Sudan has been flying military aircraft of Russian and Chinese origin alongside American fighter jets — and sharing data among them, according to the chief of staff of the Sudanese Air Force.

“Sudanese engineers have been able to make an adaptation between Eastern and Western platforms,” Lt. Gen. Pilot Salah Eldin Abdelkhaliq Saeed said at the second Manama Airpower Symposium this month. “They have even entered American, Russian and Chinese radars in one command-and-control center. We have provided all our platforms with a unified Sudanese surveillance system and Sudanese communication devices.”

Russian fighters operating in Sudan include the Mig-29, Mig-23, Su-24 and Su-25, as well as the AN-26, AN-30, AN-32, AN-12 and Ilyushin Il-76 Russian military transport aircraft.

Sudan is also operating the Chinese A-5, PT-6, FTC-2000 and K-8 aircraft, in addition to American C-130s, French Puma helicopters and German Bo 105 helicopters.

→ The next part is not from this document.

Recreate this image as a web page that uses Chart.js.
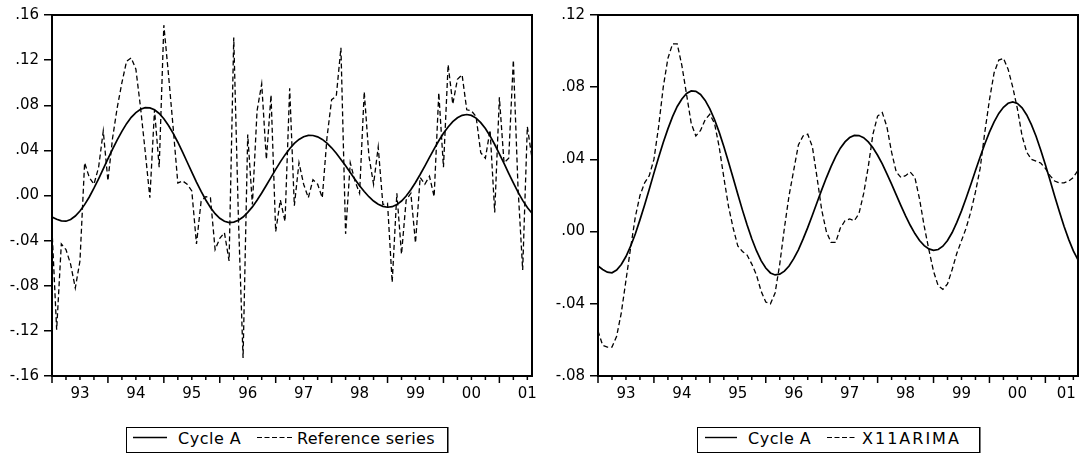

Saeed noted that many of the European and American military aircraft cannot be operated by the Sudanese Air Force because there are no spare parts for the platforms, and Sudan lacks the maintenance capabilities to update them. This is especially caused by U.S. sanctions on Sudan that prevent the African country from cooperating with some American and European companies.

The U.S. lifted some sanctions on Sudan in October 2017, but Sudan remains on a list of state sponsors of terrorism. The restrictions on that list “include restrictions on U.S. foreign assistance” and “a ban on defense exports and sales,” according to the U.S. State Department.